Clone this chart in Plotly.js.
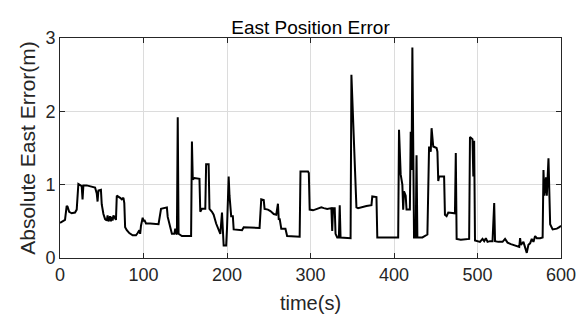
<!DOCTYPE html>
<html>
<head>
<meta charset="utf-8">
<script src="https://cdn.plot.ly/plotly-3.0.1.min.js"></script>
<style>html,body{margin:0;padding:0;background:#fff;}#chart{width:587px;height:325px;}</style>
</head>
<body>
<div id="chart"></div>
<script>
// time (s)
var timeSec = [0,3,6,8,9,11,14,18,20,22,24,26,27,28,32,36,40,42,44,45,46,49,50,52,54,56,57,58,60,61,62,63,64,66,67,68,70,72,74,76,77,78,80,83,87,91,93,95,96,97,99,100,101,103,108,114,118,121,124,128,129,131,134,137,138,139,140,141,142,146,150,157,158,159,161,167,168,170,174,175,178,179,182,184,187,190,192,194,195,196,199,200,202,203,205,207,208,213,218,220,225,239,241,244,245,249,252,256,259,261,262,263,265,270,272,280,287,288,297,298,299,303,308,313,316,320,325,326,327,329,330,332,334,335,336,342,348,349,351,353,355,357,362,367,373,374,379,380,390,405,406,408,410,411,412,414,415,419,420,421,422,423,424,426,427,428,434,440,442,444,445,447,451,452,453,454,460,461,463,465,473,474,475,480,490,491,494,495,496,497,500,503,506,508,510,512,515,518,520,521,525,530,533,536,540,545,550,551,552,555,557,559,561,563,565,567,569,571,575,578,579,580,582,583,585,586,587,590,595,598,600];
// absolute east error (m)
var eastError = [0.48,0.50,0.52,0.71,0.70,0.63,0.61,0.62,0.66,1.01,0.99,0.98,0.80,0.99,0.99,0.98,0.97,0.96,0.88,0.77,0.92,0.93,0.73,0.60,0.53,0.51,0.58,0.50,0.57,0.50,0.56,0.51,0.58,0.53,0.52,0.85,0.84,0.82,0.80,0.82,0.75,0.42,0.38,0.34,0.31,0.31,0.34,0.38,0.33,0.44,0.55,0.50,0.52,0.47,0.47,0.47,0.46,0.67,0.68,0.69,0.56,0.47,0.33,0.33,0.40,0.35,0.32,1.92,0.33,0.30,0.30,0.30,1.59,1.07,1.09,1.08,0.63,0.67,0.67,1.28,1.28,0.67,0.63,0.59,0.47,0.37,0.33,0.62,0.30,0.17,0.17,0.40,1.11,0.85,0.57,0.57,0.39,0.38,0.38,0.42,0.42,0.41,0.80,0.79,0.67,0.66,0.64,0.60,0.59,0.74,0.52,0.54,0.40,0.40,0.30,0.29,0.29,1.18,1.18,1.16,0.66,0.65,0.67,0.69,0.68,0.67,0.68,0.37,0.68,0.68,0.33,0.28,0.28,0.72,0.28,0.27,0.27,2.50,1.95,1.30,0.69,0.68,0.70,0.71,0.72,0.84,0.83,0.28,0.28,0.28,1.75,1.14,1.00,0.66,0.91,0.85,0.66,0.66,1.72,1.20,2.87,1.60,0.28,0.28,1.40,0.28,0.28,0.32,1.52,1.45,1.77,1.52,1.50,1.45,1.05,1.11,1.11,0.59,0.57,0.62,0.61,1.43,0.26,0.25,0.26,1.65,1.62,1.11,1.60,0.24,0.23,0.22,0.26,0.23,0.27,0.22,0.23,0.23,0.75,0.23,0.22,0.22,0.26,0.21,0.19,0.17,0.15,0.27,0.18,0.22,0.15,0.07,0.18,0.20,0.26,0.22,0.30,0.27,0.27,0.28,1.20,0.85,1.10,0.85,1.36,0.70,0.46,0.39,0.40,0.42,0.44];
var xTicks = [0,100,200,300,400,500,600];
var yTicks = [0,1,2,3];

var FONT = '"Liberation Sans", Arial, Helvetica, sans-serif';
var axisCommon = {
  showline: true, mirror: 'ticks', linecolor: '#262626', linewidth: 1,
  ticks: 'inside', ticklen: 5, tickcolor: '#262626', tickwidth: 1,
  showgrid: true, gridcolor: '#dcdcdc', gridwidth: 1, zeroline: false,
  tickfont: {family: FONT, size: 18, color: '#262626'}
};
var layout = {
  width: 587, height: 325,
  margin: {l: 60, r: 26, t: 38, b: 67},
  paper_bgcolor: '#fff', plot_bgcolor: '#fff',
  showlegend: false,
  title: {text: 'East Position Error', font: {family: FONT, size: 19, color: '#000'},
          x: 0.529, xanchor: 'center', y: 0.915, yanchor: 'middle', yref: 'container'},
  xaxis: Object.assign({}, axisCommon, {
    range: [0, 600], tickvals: xTicks, ticktext: xTicks.map(String),
    title: {text: 'time(s)', font: {family: FONT, size: 20, color: '#262626'}, standoff: 12}
  }),
  yaxis: Object.assign({}, axisCommon, {
    range: [0, 3], tickvals: yTicks, ticktext: yTicks.map(String),
    title: {text: 'Absolute East Error(m)', font: {family: FONT, size: 21, color: '#262626'}, standoff: 4}
  })
};
Plotly.newPlot('chart', [{
  x: timeSec, y: eastError, type: 'scatter', mode: 'lines',
  line: {color: '#000', width: 2}
}], layout, {staticPlot: true, displayModeBar: false});
</script>
</body>
</html>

Aim:
Copy the data character for character, but drop all pictures from the copy.

Task answer:
Clone this chart in Plotly.js.
<!DOCTYPE html>
<html>
<head>
<meta charset="utf-8">
<script src="https://cdn.plot.ly/plotly-3.0.1.min.js"></script>
<style>html,body{margin:0;padding:0;background:#fff;}#chart{width:587px;height:325px;}</style>
</head>
<body>
<div id="chart"></div>
<script>
// time (s)
var timeSec = [0,3,6,8,9,11,14,18,20,22,24,26,27,28,32,36,40,42,44,45,46,49,50,52,54,56,57,58,60,61,62,63,64,66,67,68,70,72,74,76,77,78,80,83,87,91,93,95,96,97,99,100,101,103,108,114,118,121,124,128,129,131,134,137,138,139,140,141,142,146,150,157,158,159,161,167,168,170,174,175,178,179,182,184,187,190,192,194,195,196,199,200,202,203,205,207,208,213,218,220,225,239,241,244,245,249,252,256,259,261,262,263,265,270,272,280,287,288,297,298,299,303,308,313,316,320,325,326,327,329,330,332,334,335,336,342,348,349,351,353,355,357,362,367,373,374,379,380,390,405,406,408,410,411,412,414,415,419,420,421,422,423,424,426,427,428,434,440,442,444,445,447,451,452,453,454,460,461,463,465,473,474,475,480,490,491,494,495,496,497,500,503,506,508,510,512,515,518,520,521,525,530,533,536,540,545,550,551,552,555,557,559,561,563,565,567,569,571,575,578,579,580,582,583,585,586,587,590,595,598,600];
// absolute east error (m)
var eastError = [0.48,0.50,0.52,0.71,0.70,0.63,0.61,0.62,0.66,1.01,0.99,0.98,0.80,0.99,0.99,0.98,0.97,0.96,0.88,0.77,0.92,0.93,0.73,0.60,0.53,0.51,0.58,0.50,0.57,0.50,0.56,0.51,0.58,0.53,0.52,0.85,0.84,0.82,0.80,0.82,0.75,0.42,0.38,0.34,0.31,0.31,0.34,0.38,0.33,0.44,0.55,0.50,0.52,0.47,0.47,0.47,0.46,0.67,0.68,0.69,0.56,0.47,0.33,0.33,0.40,0.35,0.32,1.92,0.33,0.30,0.30,0.30,1.59,1.07,1.09,1.08,0.63,0.67,0.67,1.28,1.28,0.67,0.63,0.59,0.47,0.37,0.33,0.62,0.30,0.17,0.17,0.40,1.11,0.85,0.57,0.57,0.39,0.38,0.38,0.42,0.42,0.41,0.80,0.79,0.67,0.66,0.64,0.60,0.59,0.74,0.52,0.54,0.40,0.40,0.30,0.29,0.29,1.18,1.18,1.16,0.66,0.65,0.67,0.69,0.68,0.67,0.68,0.37,0.68,0.68,0.33,0.28,0.28,0.72,0.28,0.27,0.27,2.50,1.95,1.30,0.69,0.68,0.70,0.71,0.72,0.84,0.83,0.28,0.28,0.28,1.75,1.14,1.00,0.66,0.91,0.85,0.66,0.66,1.72,1.20,2.87,1.60,0.28,0.28,1.40,0.28,0.28,0.32,1.52,1.45,1.77,1.52,1.50,1.45,1.05,1.11,1.11,0.59,0.57,0.62,0.61,1.43,0.26,0.25,0.26,1.65,1.62,1.11,1.60,0.24,0.23,0.22,0.26,0.23,0.27,0.22,0.23,0.23,0.75,0.23,0.22,0.22,0.26,0.21,0.19,0.17,0.15,0.27,0.18,0.22,0.15,0.07,0.18,0.20,0.26,0.22,0.30,0.27,0.27,0.28,1.20,0.85,1.10,0.85,1.36,0.70,0.46,0.39,0.40,0.42,0.44];
var xTicks = [0,100,200,300,400,500,600];
var yTicks = [0,1,2,3];

var FONT = '"Liberation Sans", Arial, Helvetica, sans-serif';
var axisCommon = {
  showline: true, mirror: 'ticks', linecolor: '#262626', linewidth: 1,
  ticks: 'inside', ticklen: 5, tickcolor: '#262626', tickwidth: 1,
  showgrid: true, gridcolor: '#dcdcdc', gridwidth: 1, zeroline: false,
  tickfont: {family: FONT, size: 18, color: '#262626'}
};
var layout = {
  width: 587, height: 325,
  margin: {l: 60, r: 26, t: 38, b: 67},
  paper_bgcolor: '#fff', plot_bgcolor: '#fff',
  showlegend: false,
  title: {text: 'East Position Error', font: {family: FONT, size: 19, color: '#000'},
          x: 0.529, xanchor: 'center', y: 0.915, yanchor: 'middle', yref: 'container'},
  xaxis: Object.assign({}, axisCommon, {
    range: [0, 600], tickvals: xTicks, ticktext: xTicks.map(String),
    title: {text: 'time(s)', font: {family: FONT, size: 20, color: '#262626'}, standoff: 12}
  }),
  yaxis: Object.assign({}, axisCommon, {
    range: [0, 3], tickvals: yTicks, ticktext: yTicks.map(String),
    title: {text: 'Absolute East Error(m)', font: {family: FONT, size: 21, color: '#262626'}, standoff: 4}
  })
};
Plotly.newPlot('chart', [{
  x: timeSec, y: eastError, type: 'scatter', mode: 'lines',
  line: {color: '#000', width: 2}
}], layout, {staticPlot: true, displayModeBar: false});
</script>
</body>
</html>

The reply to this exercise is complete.